About the job
Speechify builds tools that remove barriers to reading and learning. More than 50 million people use our text-to-speech products to turn PDFs, books, Google Docs, news articles, and websites into audio. Our suite includes iOS, Android, Mac, Chrome extension, and web apps. Google named us Chrome Extension of the Year, and Apple awarded us the 2025 Design Award for Inclusivity.

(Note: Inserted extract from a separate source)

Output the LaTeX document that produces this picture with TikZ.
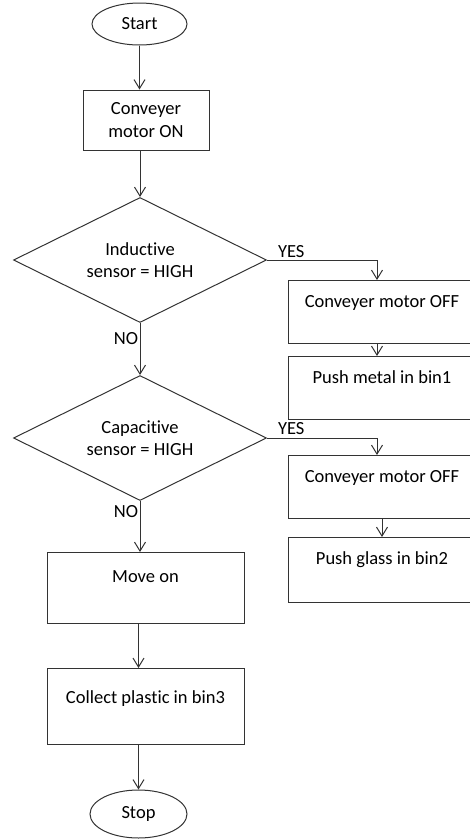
\documentclass[tikz,border=0pt]{standalone}
\usepackage{fontspec}
\setmainfont{Carlito}[Ligatures=NoCommon]
\usetikzlibrary{shapes.geometric,arrows.meta}
\tikzset{
	flow/.style={draw=black!80, line width=1pt, -{Straight Barb[length=9pt,width=11pt]}},
	terminal/.style={draw=black!80, line width=1pt, ellipse, inner sep=0pt},
	decision/.style={draw=black!80, line width=1pt, diamond, aspect=2, minimum width=253pt, minimum height=125pt, inner sep=0pt, align=center},
	rbox/.style={draw=black!80, line width=1pt, rectangle, inner sep=0pt, minimum width=188pt, text height=26.5pt, text depth=36.5pt, anchor=north},
	lbox/.style={draw=black!80, line width=1pt, rectangle, inner sep=0pt, minimum width=197pt, anchor=north},
	lbl/.style={inner sep=1.5pt}
}
\begin{document}
\begin{tikzpicture}[x=1pt,y=-1pt,font=\fontsize{18.5}{22.5}\selectfont]
			\clip (0,0) rectangle (470,839);
			% main column
			\node[terminal, minimum width=95pt, minimum height=42pt] (start) at (139.5,24) {Start};
			\node[draw=black!80, line width=1pt, minimum width=126pt, minimum height=60pt, align=center] (on) at (146,120) {Conveyer\\motor ON};
			\node[decision] (d1) at (140,260) {Inductive\\sensor = HIGH};
			\node[decision] (d2) at (140,438) {Capacitive\\sensor = HIGH};
			\node[lbox, text height=30pt, text depth=41pt] (move) at (145.5,552) {Move on};
			\node[lbox, text height=35pt, text depth=41pt] (collect) at (145.5,668) {Collect plastic in bin3};
			\node[terminal, minimum width=97pt, minimum height=48pt] (stop) at (138.5,814) {Stop};
			% right column
			\node[rbox] (off1) at (382,280) {Conveyer motor OFF};
			\node[rbox] (metal) at (382,356) {Push metal in bin1};
			\node[rbox] (off2) at (382,455) {Conveyer motor OFF};
			\node[rbox, text height=27pt, text depth=38pt] (glass) at (382,537) {Push glass in bin2};
			% connectors
			\draw[flow] (start) -- (start |- on.north);
			\draw[flow] (on.south -| d1.north) -- (d1.north);
			\draw[flow] (d1.east) -| node[lbl, above, pos=0.11] (yes1) {YES} ([xshift=-5pt]off1.north);
			\draw[flow] ([xshift=-5pt]off1.south) -- ([xshift=-5pt]metal.north);
			\draw[flow] (d1.south) -- node[lbl, left, pos=0.3] (no1) {NO} (d2.north);
			\draw[flow] (d2.east) -| node[lbl, above, pos=0.11, inner sep=3pt] (yes2) {YES} ([xshift=-5pt]off2.north);
			\draw[flow] (off2.south) -- (glass.north);
			\draw[flow] (d2.south) -- node[lbl, left, pos=0.2] (no2) {NO} (d2.south |- move.north);
			\draw[flow] (move.south -| stop.north) -- (collect.north -| stop.north);
			\draw[flow] (collect.south -| stop.north) -- (stop.north);
		\end{tikzpicture}
\end{document}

Our fully remote team includes nearly 200 professionals from a range of backgrounds. Engineers and AI researchers at Speechify have experience at Amazon, Microsoft, and Google, and many hold degrees from Stanford and other top universities. We value innovation and inclusivity in everything we do.
Role Overview
Speechify is hiring a Software Engineer focused on data infrastructure and acquisition for our AI team. This position centers on building and scaling high-quality datasets, integrating infrastructure, engineering, and research to support model training at the petabyte level.
What You Will Do
- Identify and source new audio data to strengthen our ingestion pipeline.
- Manage and expand cloud infrastructure on Google Cloud Platform (GCP) using Terraform.
- Work with scientists to improve data processing cost, throughput, and quality, supporting next-generation model development.
- Partner with the AI team and leadership to shape a strategic dataset roadmap for future consumer and enterprise products.
Qualifications
- BS, MS, or PhD in Computer Science or a related field.
- At least 5 years of professional software development experience.
- Strong skills in bash and Python scripting within Linux environments.
- Hands-on experience with Docker, Infrastructure-as-Code, and at least one major cloud provider (GCP preferred).
- Familiarity with web crawlers and large-scale data processing workflows is a plus.
- Comfortable multitasking and adjusting to changing priorities.
- Excellent written and verbal communication skills.
Location
This position is based in Eugene, OR, USA.